L’implacable mécanique de la Shoah en Union soviétique
C’est un livre proprement effrayant que celui de Marie Moutier-Bitan à propos de l’extermination des Juifs en Union soviétique.
Fruit de minutieuses recherches, dans les archives bien sûr, mais recueillant aussi des témoignages sur le terrain même du grand massacre, recherchant les lieux des tueries, ce travail remarquable, écrit avec tout le recul scientifique de l’historien, décrit avec une parfaite clarté le travail d’extermination mené par les nazis dès le premier jour de l’invasion de l’URSS.
On croit connaître la fameuse Shoah par balles, différente du massacre dans les camps d’extermination en Pologne ou de concentration en Allemagne.
Pourtant, Marie Moutier-Bitan apporte des pièces capitales pour la compréhension des événements. On découvre donc plusieurs éléments.
Tout d’abord, la complicité des populations locales qui, dès l’arrivée des envahisseurs, se jetèrent sur les communautés juives, dans une pulsion de pogrom hélas traditionnelle dans ces régions ; et notamment des populations d’ascendance allemande qui, grâce à leur connaissance du terrain, devinrent d’utiles complices. Ensuite, la parfaite préparation et surtout l’implacable exécution de ce crime de masse qui n’eut rien d’artisanal.
Partout, le même schéma se dessinait : action des Einsatzgruppen très mobiles, constitutions de listes, arrestations, exécutions implacables et rapides dans des lieux discrets, choisis avec soin. Enfin, la cruauté froide, la disparition de toute humanité, le sadisme même des tueurs dont certains noient dans l’alcool leur dernière part d’humanité.
Il faut bien le dire, la lecture des massacres oblige bien souvent de fermer le livre pour mieux la reprendre tant Marie Moutier-Bitan décrit avec minutie la brutalité des actes commis contre des hommes, des femmes, des vieillards et des enfants, comme ces bébés lancés en l’air et tirés au fusil… On ne peut qu’être frappé par la rapidité avec laquelle, dès l’entrée de la Wehrmacht, les tueries ont commencé.
Effet de la guerre d’Hitler et de la propagande nazie, horreur éprouvée devant le bolchévisme auquel le judaïsme est associé, déshumanisation des victimes souvent déjà détruites psychologiquement et physiquement – notamment dans les ghettos – avant d’être exécutées.
Dernier élément frappant : la question du secret.

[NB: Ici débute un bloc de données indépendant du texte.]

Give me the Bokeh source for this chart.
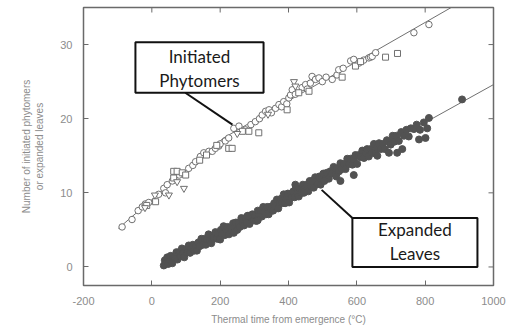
from bokeh.plotting import figure
from bokeh.models import FixedTicker, BoxAnnotation, Label, Range1d
from bokeh.embed import file_html
from bokeh.resources import INLINE

# ---------------- data ----------------
x_ticks = [-200, 0, 200, 400, 600, 800, 1000]
y_ticks = [0, 10, 20, 30]

# Initiated phytomers (open symbols)
circ_x = [-87, -58, -40, -28, -19, -9, 20, 35, 40, 45, 60, 80, 108, 120, 128, 142, 152, 167, 177, 186,
          196, 200, 215, 225, 240, 255, 274, 290, 303, 315, 323, 333, 343, 350, 362, 372, 380, 386, 395, 401,
          406, 411, 420, 440, 450, 455, 464, 469, 479, 489, 499, 510, 528, 542, 547, 560, 582, 591, 606, 620,
          635, 640, 645, 655, 767, 811]
circ_y = [5.4, 6.4, 7.6, 8.1, 8.5, 8.7, 9.8, 10.6, 10.0, 11.1, 11.6, 12.4, 13.3, 13.7, 14.2, 14.9, 15.4, 15.6, 15.6, 16.0,
          16.3, 16.6, 17.0, 17.4, 18.7, 19.0, 18.5, 19.2, 19.6, 20.0, 20.5, 21.0, 21.2, 20.8, 21.4, 21.9, 21.6, 22.3, 22.0, 22.8,
          23.2, 23.9, 23.3, 24.2, 24.6, 24.0, 24.8, 25.7, 25.3, 25.5, 25.0, 25.6, 25.3, 25.9, 26.6, 26.8, 27.8, 28.0, 27.5, 27.9,
          28.2, 28.3, 28.4, 28.9, 31.6, 32.7]
sq_x = [-15, 11, 64, 74, 89, 99, 64, 140, 160, 190, 225, 235, 265, 284, 313, 396, 430, 460, 557, 596, 611, 684, 719]
sq_y = [8.3, 8.8, 12.9, 12.9, 12.7, 12.4, 12.0, 14.4, 15.1, 16.4, 16.0, 16.0, 18.3, 18.3, 18.1, 21.2, 23.5, 23.7, 25.6,
        27.1, 27.7, 28.3, 28.8]
tri_x = [-20, 9, 50, 74, 94, 250, 340, 416, 420]
tri_y = [8.0, 9.7, 9.7, 11.5, 10.6, 18.0, 20.6, 25.0, 24.4]

# Expanded leaves (filled symbols)
leaves_x = [35, 38, 42, 45, 48, 52, 55, 60, 63, 68, 72, 75, 80, 84, 88, 92, 95, 100, 104, 108,
            112, 116, 120, 124, 128, 132, 136, 140, 145, 150,
            155, 158, 162, 166, 170, 174, 178, 182, 186, 190, 194, 198, 202, 206, 210, 214, 218, 222, 226, 230,
            234, 238, 242, 246, 250, 254, 258, 262, 266, 270, 274, 278, 282, 286, 290, 294, 298, 302, 306, 310,
            314, 318, 322, 326, 330, 334, 338, 342, 346, 350,
            200, 240, 280, 310,
            355, 358, 362, 366, 370, 374, 378, 382, 386, 390, 394, 398, 402, 406, 410, 414, 418, 422, 426, 430,
            434, 438, 442, 446, 450, 454, 458, 462, 466, 470, 474, 478, 482, 486, 490, 494, 498, 502, 508, 512,
            518, 522, 528, 532, 538, 542, 548,
            420, 445, 505, 540,
            552, 556, 562, 567, 572, 578, 582, 587, 591, 596, 601, 606, 611, 616, 621, 626, 630, 635, 640, 645,
            650, 655, 660, 665, 670, 676, 682, 688, 694, 699, 705, 710, 716, 723, 730, 738, 745, 752, 758, 767,
            775, 785, 796, 806, 811,
            591, 552, 718, 733, 782, 801, 694, 660, 908]
leaves_y = [0.2, 0.9, 0.5, 1.3, 0.4, 1.0, 1.5, 0.5, 1.4, 1.2, 2.0, 1.0, 2.0, 1.4, 2.5, 1.9, 1.3, 2.4, 2.0, 2.9,
            1.9, 2.6, 3.0, 2.2, 2.8, 2.2, 3.3, 2.8, 3.8, 3.0,
            3.8, 3.0, 3.7, 4.4, 3.5, 3.2, 4.2, 4.0, 4.7, 3.8, 4.5, 3.8, 5.0, 4.4, 5.5, 4.3, 5.0, 5.4, 4.4, 5.3,
            4.9, 5.9, 5.3, 6.0, 5.0, 6.0, 5.4, 6.6, 6.0, 5.6, 6.6, 6.0, 6.9, 5.8, 6.7, 7.1, 6.3, 6.9, 6.2, 7.6,
            6.9, 7.6, 6.8, 8.1, 7.4, 7.1, 8.1, 7.1, 8.1, 7.8,
            3.7, 4.6, 6.9, 6.3,
            7.6, 8.6, 8.2, 9.1, 7.9, 8.8, 9.2, 8.6, 9.8, 8.6, 9.2, 9.9, 8.7, 9.8, 9.4, 10.2, 9.4, 10.7, 9.9, 9.5,
            10.6, 10.0, 11.1, 10.5, 10.2, 11.1, 10.2, 11.6, 10.9, 11.6, 10.7, 12.1, 11.5, 11.2, 12.2, 11.1, 12.1, 12.6, 11.9, 12.7,
            11.9, 12.9, 12.6, 13.5, 12.5, 13.3, 12.9,
            11.1, 10.0, 11.6, 12.2,
            14.0, 13.2, 13.9, 13.2, 14.6, 13.9, 14.6, 13.8, 14.5, 15.1, 13.9, 15.1, 14.8, 15.7, 14.7, 15.4, 15.9, 14.9, 15.9, 15.4,
            16.6, 15.3, 16.1, 16.7, 15.9, 16.6, 15.9, 17.1, 16.9, 16.5, 17.7, 16.9, 17.7, 17.0, 18.2, 17.7, 18.5, 17.6, 18.7, 18.6,
            19.2, 18.5, 19.5, 18.7, 20.1,
            12.4, 11.6, 15.4, 15.9, 17.2, 17.4, 15.4, 15.0, 22.6]

# Fitted lines (vertices)
init_fit_x = [-98, 210, 880]
init_fit_y = [5.2, 17.4, 35.1]
leaves_fit_x = [30, 1000]
leaves_fit_y = [-0.2, 24.6]

# ---------------- figure ----------------
X0, X1, Y0, Y1 = -200, 1000, -2.5, 35
p = figure(width=517, height=330, output_backend="svg", toolbar_location=None,
           x_range=Range1d(X0, X1), y_range=Range1d(Y0, Y1),
           min_border_left=83, min_border_right=24, min_border_top=7, min_border_bottom=45)
p.background_fill_color = "white"
p.border_fill_color = "white"
p.grid.visible = False
p.outline_line_color = "#6a6a6a"
p.outline_line_width = 1.5

tick_col = "#6a6a6a"
lab_col = "#8c8c8c"

for ax, ticks in ((p.xaxis[0], x_ticks), (p.yaxis[0], y_ticks)):
    ax.ticker = FixedTicker(ticks=ticks)
    ax.major_tick_in = 5
    ax.major_tick_out = 0
    ax.minor_tick_in = 0
    ax.minor_tick_out = 0
    ax.axis_line_color = None
    ax.major_tick_line_color = tick_col
    ax.major_label_text_color = lab_col
    ax.major_label_text_font = "Liberation Sans"
    ax.major_label_text_font_size = "11px"
    ax.major_label_standoff = 11
    ax.axis_label_text_color = lab_col
    ax.axis_label_text_font = "Liberation Sans"
    ax.axis_label_text_font_size = "10px"
    ax.axis_label_text_font_style = "normal"

p.xaxis[0].major_label_overrides = {-200: "-200"}
p.xaxis.axis_label = "Thermal time from emergence (\u00b0C)"
p.yaxis.axis_label = "Number of initiated phytomers\nor expanded leaves"
p.xaxis[0].axis_label_standoff = 6
p.yaxis[0].axis_label_standoff = 12

# mirrored inward ticks on the top and right edges of the frame
tick_len_y = 5 * (Y1 - Y0) / 278.0
tick_len_x = 5 * (X1 - X0) / 410.0
p.segment(x0=x_ticks, y0=[Y1] * len(x_ticks), x1=x_ticks, y1=[Y1 - tick_len_y] * len(x_ticks),
          line_color=tick_col, line_width=1)
p.segment(x0=[X1] * len(y_ticks), y0=y_ticks, x1=[X1 - tick_len_x] * len(y_ticks), y1=y_ticks,
          line_color=tick_col, line_width=1)

# fitted lines
p.line(init_fit_x, init_fit_y, line_color="#707070", line_width=1)
p.line(leaves_fit_x, leaves_fit_y, line_color="#707070", line_width=1)

# data
p.scatter(leaves_x, leaves_y, marker="circle", size=7, fill_color="#525252", line_color="#525252", line_width=1)
p.scatter(circ_x, circ_y, marker="circle", size=6.5, fill_color="white", line_color="#707070", line_width=1)
p.scatter(sq_x, sq_y, marker="square", size=6, fill_color="white", line_color="#707070", line_width=1)
p.scatter(tri_x, tri_y, marker="inverted_triangle", size=7, fill_color="white", line_color="#707070", line_width=1)

# annotation boxes with leader lines
p.line([98, 236], [23.5, 19.2], line_color="#111111", line_width=2)
p.line([587, 497], [6.6, 10.4], line_color="#111111", line_width=2)

for l, r, b, t in ((-48, 327, 23.5, 30.3), (587, 953, 0.0, 6.6)):
    p.add_layout(BoxAnnotation(left=l, right=r, bottom=b, top=t, fill_color="white", fill_alpha=1,
                               line_color="#111111", line_alpha=1, line_width=2))

def add_text(x, y, t):
    p.add_layout(Label(x=x, y=y, text=t, text_align="center", text_baseline="middle",
                       text_font="Lato", text_font_size="17px", text_color="#1a1a1a"))

add_text(139.5, 28.4, "Initiated")
add_text(139.5, 25.2, "Phytomers")
add_text(770, 5.0, "Expanded")
add_text(770, 1.8, "Leaves")

open("out.html", "w").write(file_html(p, INLINE))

Si l’extermination dans les camps fut placée sous une chape de plomb qu’il ne faut pas sous-estimer aujourd’hui, on n’a pas l’équivalent dans les champs d’Union soviétique où rafles, tueries et fosses communes se font au vu et au su de tous.
On découvre en fait au fil des pages une véritable administration de la mort qui n’atteint pas l’aspect bureaucratique de la Shoah des camps mais qui œuvra parallèlement à l’avancée du front et qui cherchait à ratisser jusqu’au dernier Juif, alors même que la défaite engloutissait la Wehrmacht dans les ruines de Stalingrad.
Les témoignages glaçants sur les massacres, le détachement des bourreaux devant leurs propres crimes, l’imagination démoniaque mise au service de l’élimination de près de 2.5 millions d’individus font de ce livre une pièce capitale de l’histoire de la Shoah.
Il donne un visage et un nom aux tueurs et aux victimes de ce crime hors du commun.
frederic le moal
Marie Moutier-Bitan, Les champs de la Shoah. L’extermination des Juifs en Union soviétique occupée, 1914–1944, Passés/Composés, janvier 2020, 478 p. — 24,00 €.